Ah yes, the serving staff.  They spoke little but did their jobs efficiently, which is as much as you can hope of any waiters. What endeared me to them was this: mum and I were put on a table for four, which in view of the Company Shed tradition made me wonder whether another couple would be invited to share.

Ah, but it later turned out that we had been put on the wrong table, so a waiter asked ever so politely if we would move to a table for two just before the main course arrived, promising even a free dessert.  The free dessert we did not need, but the fact they offered it and were so charming made all the difference.  No way was I going to refuse, though I suspect there is a school of patron who would have been truly snotty about such a request.  As it was, they took the coffee my mum ordered off the bill without being asked – and for that alone they are guaranteed warm praise and a return visit.

Of course there are better reasons for requiring a return visit, the first of which is that the menu obeys Millward’s first law of restaurants: that menus where you are plagued with indecision because everything looks so good are generally found at restaurants which make an effort to deliver top quality goods.  Conversely, those where you are struggling to find anything you fancy are probably not trying very hard.

We chose the starter easily enough: crab chowder times two, in preference to a half pint of prawns, crayfish salad, natives and rocks. For mains it was a real struggle:  there were excellent fish and chip options, including a splendid skate and chips lurking on several surrounding tables; crab linguine with cherry tomatoes, spring onions and chilli butter I could have ordered in an instant; the scallops and crevettes both looked divine; best of all, the lobster was the real deal.  The couple at a neighbouring table ate huge half lobsters that left me drooling, but by then it was too late – we had ordered skate and chips.

Going back to drinks for a second, mum chose tap water, to which request the waiter did not turn a hair.  Since the oyster bar is licensed rather than BYO, I went for a half litre bottle of Efe’s Turkish draft, not something you expect to find in a seafood restaurant on the Thames estuary.  Not a great brew but a refreshing accompaniment to the seafood.

Crab chowder proved to be a proper chowder; that is, thick and packed with chunks of potato, celery, sweetcorn and crab in a lightly fishy broth.   The crab meat was sweet and succulent; you knew it was freshly picked through the unplanned inclusion of various pieces of crab shell.  We both polished off our plates, and several slices of OK crusty bread, possibly not the best available but in a supporting role quite acceptable.

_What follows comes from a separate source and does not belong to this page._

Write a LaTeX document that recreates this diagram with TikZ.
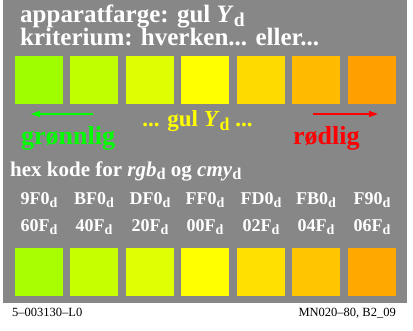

Following our unscheduled move, the mains arrived – two plates groaning with perfectly cooked skate and chips, accompanied by homemade tartar sauce and the obligatory slice of lemon.  Admittedly, no sign of the advertised mushy peas, but a monster portion to satisfy appetites, and very fair value at £12.95.

In fact, we were both granted not one but two chunks of succulent skate, fried to a perfect golden brown so it was just cooked on the bone.  I can’t ever remember having fried fish cooked more perfectly, and that’s saying something.

Better still, the chips served by the Oyster bar were masterpieces of the art.  They were chunky but double-fried so the outsides were crisp and the insides soft and fluffy.  That makes them better than 95% of fish & chip shops in the UK, most of which serve their chips soft and soggy.

Bottom line here is that if you should not visit the Oyster Bar if you want to be treated like royalty, but if you like competent delivery of fresh and superb quality seafood, sympathetically cooked and served, you won’t find better.

This is not a London-style restaurant, as witnessed by a bill of £42.90 for two, which in town, or for that matter Smiths of Ongar or the Whitstable Oyster Fishery Company might well have added at least £20. What it does it does very well, for which honest endeavour I am happy to give a Millward award of 4.5 stars out of 5 – and the certain knowledge that I will bring back my other half someday when we have something to celebrate with lobsters.

****1/2

PS.  Apologies for the fact that I cannot take photos due to my phone being smashed.  My thanks to the copyright owners of the pics I have borrowed.

PPS.  My family, bless them, took me out for a birthday dinner at the Oyster Bar.  We had rocks and natives; I had lobster, chips and salad, plus a rather excellent expresso panna cotta, they had a seafood platter.  All went home happy!